- _WHAT THE EXERCISE ASKS_
Without the pictures, please reproduce only the lines from the one with "What matplotlib code" through the one with "plt.rcParams['font.family'] = ['Liberation", both included.

- _EXERCISE MATERIALS_
--------

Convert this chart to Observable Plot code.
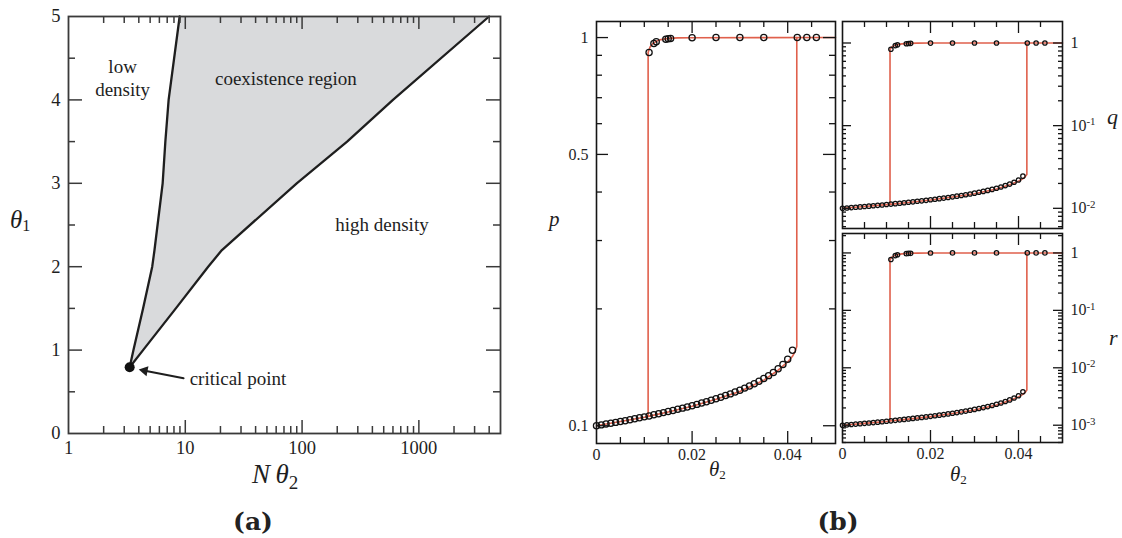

--------

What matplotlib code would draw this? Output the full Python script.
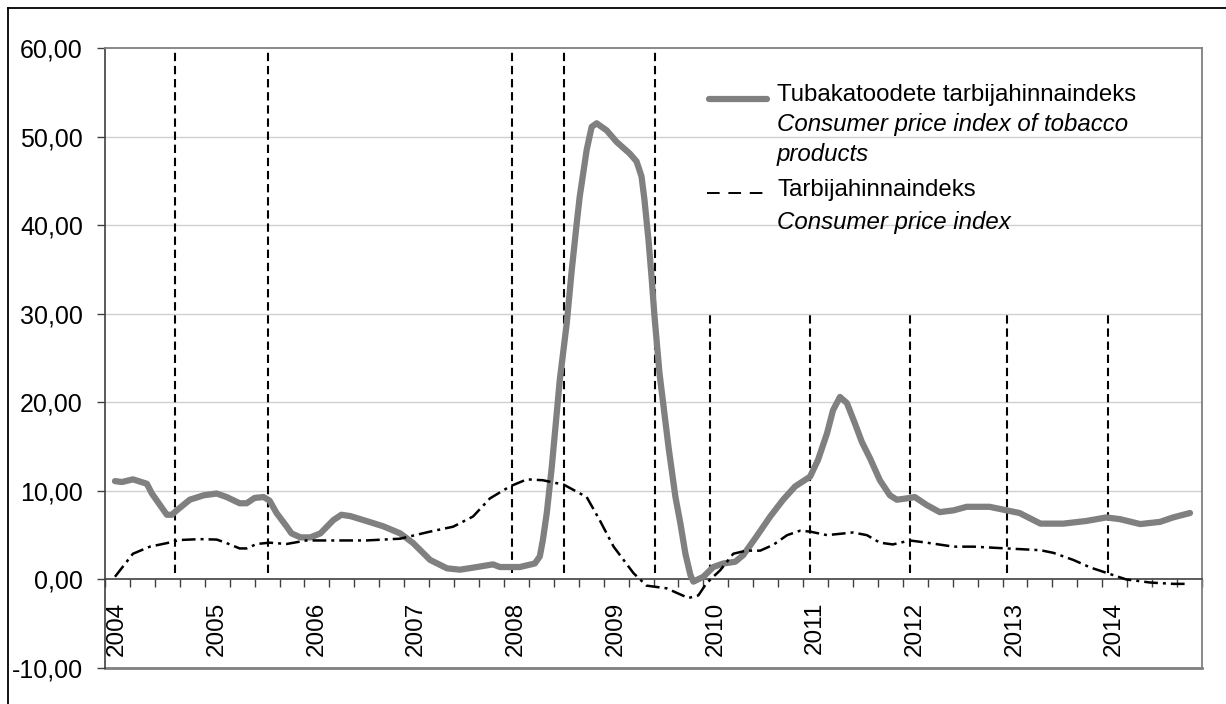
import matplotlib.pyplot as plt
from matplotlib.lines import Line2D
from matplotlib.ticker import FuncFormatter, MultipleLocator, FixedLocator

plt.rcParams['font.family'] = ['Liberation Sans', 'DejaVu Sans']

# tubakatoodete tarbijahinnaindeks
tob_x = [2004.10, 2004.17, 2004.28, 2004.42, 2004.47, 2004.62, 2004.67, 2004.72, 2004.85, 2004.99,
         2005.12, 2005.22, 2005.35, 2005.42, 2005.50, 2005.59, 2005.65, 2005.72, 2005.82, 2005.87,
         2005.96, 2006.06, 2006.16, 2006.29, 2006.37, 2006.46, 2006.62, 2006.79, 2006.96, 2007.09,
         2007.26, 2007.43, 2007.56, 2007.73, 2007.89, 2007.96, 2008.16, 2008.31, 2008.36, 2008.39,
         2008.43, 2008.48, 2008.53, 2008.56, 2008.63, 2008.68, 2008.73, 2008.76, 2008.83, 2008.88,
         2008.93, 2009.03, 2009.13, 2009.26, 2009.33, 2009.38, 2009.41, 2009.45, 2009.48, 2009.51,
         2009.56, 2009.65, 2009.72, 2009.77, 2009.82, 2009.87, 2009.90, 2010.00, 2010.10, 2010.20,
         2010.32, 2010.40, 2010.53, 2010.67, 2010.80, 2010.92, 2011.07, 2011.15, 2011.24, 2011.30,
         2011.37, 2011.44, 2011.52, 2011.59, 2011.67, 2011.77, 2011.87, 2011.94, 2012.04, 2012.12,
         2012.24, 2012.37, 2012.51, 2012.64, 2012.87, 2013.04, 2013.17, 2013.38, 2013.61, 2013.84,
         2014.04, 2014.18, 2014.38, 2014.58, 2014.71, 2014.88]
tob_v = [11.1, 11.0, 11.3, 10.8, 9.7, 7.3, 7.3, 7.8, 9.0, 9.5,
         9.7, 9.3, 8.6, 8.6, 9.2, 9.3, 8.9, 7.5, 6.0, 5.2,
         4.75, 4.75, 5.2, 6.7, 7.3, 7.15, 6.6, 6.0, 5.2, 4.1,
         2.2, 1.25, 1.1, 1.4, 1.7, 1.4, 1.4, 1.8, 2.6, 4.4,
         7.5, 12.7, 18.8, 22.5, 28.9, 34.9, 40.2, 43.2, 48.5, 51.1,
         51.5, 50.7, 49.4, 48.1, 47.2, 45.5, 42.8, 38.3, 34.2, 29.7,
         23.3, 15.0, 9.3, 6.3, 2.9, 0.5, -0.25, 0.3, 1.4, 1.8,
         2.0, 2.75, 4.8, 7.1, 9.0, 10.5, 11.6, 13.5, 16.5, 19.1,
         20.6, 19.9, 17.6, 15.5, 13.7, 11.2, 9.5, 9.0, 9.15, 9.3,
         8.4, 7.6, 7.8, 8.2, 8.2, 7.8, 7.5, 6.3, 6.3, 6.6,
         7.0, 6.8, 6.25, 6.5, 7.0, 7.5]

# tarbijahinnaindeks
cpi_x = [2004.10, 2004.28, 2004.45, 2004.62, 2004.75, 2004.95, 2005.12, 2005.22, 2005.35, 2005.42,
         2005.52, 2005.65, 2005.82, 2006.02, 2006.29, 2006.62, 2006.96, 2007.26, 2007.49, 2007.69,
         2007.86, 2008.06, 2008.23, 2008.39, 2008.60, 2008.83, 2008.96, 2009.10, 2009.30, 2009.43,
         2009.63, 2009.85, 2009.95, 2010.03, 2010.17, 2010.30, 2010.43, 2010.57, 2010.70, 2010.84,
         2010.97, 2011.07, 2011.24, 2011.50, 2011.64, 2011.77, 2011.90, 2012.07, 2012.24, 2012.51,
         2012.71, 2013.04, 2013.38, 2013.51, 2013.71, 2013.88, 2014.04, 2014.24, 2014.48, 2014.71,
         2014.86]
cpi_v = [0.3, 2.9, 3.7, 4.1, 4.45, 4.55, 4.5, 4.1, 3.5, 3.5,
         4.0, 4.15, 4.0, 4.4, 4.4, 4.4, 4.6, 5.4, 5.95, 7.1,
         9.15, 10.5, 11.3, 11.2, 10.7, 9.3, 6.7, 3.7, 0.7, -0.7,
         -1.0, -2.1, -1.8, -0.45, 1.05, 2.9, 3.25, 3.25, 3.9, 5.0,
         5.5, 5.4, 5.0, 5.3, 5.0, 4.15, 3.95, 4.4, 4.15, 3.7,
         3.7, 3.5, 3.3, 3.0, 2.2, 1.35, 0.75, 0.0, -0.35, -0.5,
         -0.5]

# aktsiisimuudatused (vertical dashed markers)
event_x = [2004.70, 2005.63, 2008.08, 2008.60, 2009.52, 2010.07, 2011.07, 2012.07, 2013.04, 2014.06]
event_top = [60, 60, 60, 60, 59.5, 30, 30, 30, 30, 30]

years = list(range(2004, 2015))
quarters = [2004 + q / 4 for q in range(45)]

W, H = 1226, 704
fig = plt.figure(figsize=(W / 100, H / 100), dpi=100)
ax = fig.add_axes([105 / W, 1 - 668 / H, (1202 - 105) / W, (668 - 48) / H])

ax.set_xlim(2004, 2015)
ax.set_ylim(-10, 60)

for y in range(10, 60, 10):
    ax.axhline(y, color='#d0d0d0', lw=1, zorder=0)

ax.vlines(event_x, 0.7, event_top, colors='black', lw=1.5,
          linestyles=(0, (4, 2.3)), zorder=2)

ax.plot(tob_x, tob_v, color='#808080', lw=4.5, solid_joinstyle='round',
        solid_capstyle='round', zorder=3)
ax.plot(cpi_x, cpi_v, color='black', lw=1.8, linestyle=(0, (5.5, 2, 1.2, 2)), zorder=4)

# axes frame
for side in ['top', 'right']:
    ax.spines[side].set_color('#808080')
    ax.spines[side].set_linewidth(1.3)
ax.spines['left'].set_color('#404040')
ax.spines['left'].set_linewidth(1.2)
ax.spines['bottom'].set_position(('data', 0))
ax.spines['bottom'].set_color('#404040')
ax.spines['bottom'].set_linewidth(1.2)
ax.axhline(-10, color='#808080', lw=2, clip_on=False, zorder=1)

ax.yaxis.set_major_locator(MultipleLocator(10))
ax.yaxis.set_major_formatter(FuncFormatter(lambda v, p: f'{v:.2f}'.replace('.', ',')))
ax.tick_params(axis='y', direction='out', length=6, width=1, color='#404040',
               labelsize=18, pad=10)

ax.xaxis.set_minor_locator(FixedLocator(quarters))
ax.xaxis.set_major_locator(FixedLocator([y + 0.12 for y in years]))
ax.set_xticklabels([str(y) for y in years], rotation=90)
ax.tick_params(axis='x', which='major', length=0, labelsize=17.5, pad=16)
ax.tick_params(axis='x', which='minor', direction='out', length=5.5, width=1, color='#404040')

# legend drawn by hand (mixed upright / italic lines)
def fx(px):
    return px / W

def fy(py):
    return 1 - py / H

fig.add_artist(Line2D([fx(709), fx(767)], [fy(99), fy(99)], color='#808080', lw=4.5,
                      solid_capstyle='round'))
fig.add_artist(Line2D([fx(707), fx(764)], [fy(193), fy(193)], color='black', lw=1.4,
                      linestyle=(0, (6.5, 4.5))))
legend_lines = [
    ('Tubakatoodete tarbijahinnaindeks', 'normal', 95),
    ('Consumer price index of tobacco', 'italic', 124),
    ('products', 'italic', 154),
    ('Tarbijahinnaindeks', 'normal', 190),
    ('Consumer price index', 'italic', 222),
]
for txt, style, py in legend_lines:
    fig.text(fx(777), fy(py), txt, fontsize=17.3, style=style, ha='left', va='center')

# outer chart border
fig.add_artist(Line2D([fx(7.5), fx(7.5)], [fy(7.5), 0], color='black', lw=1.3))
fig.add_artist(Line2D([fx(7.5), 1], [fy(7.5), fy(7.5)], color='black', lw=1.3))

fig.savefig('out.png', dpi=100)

--------

- _WRITTEN RESPONSE_
What matplotlib code would draw this? Output the full Python script.
import matplotlib.pyplot as plt
from matplotlib.lines import Line2D
from matplotlib.ticker import FuncFormatter, MultipleLocator, FixedLocator

plt.rcParams['font.family'] = ['Liberation Sans', 'DejaVu Sans']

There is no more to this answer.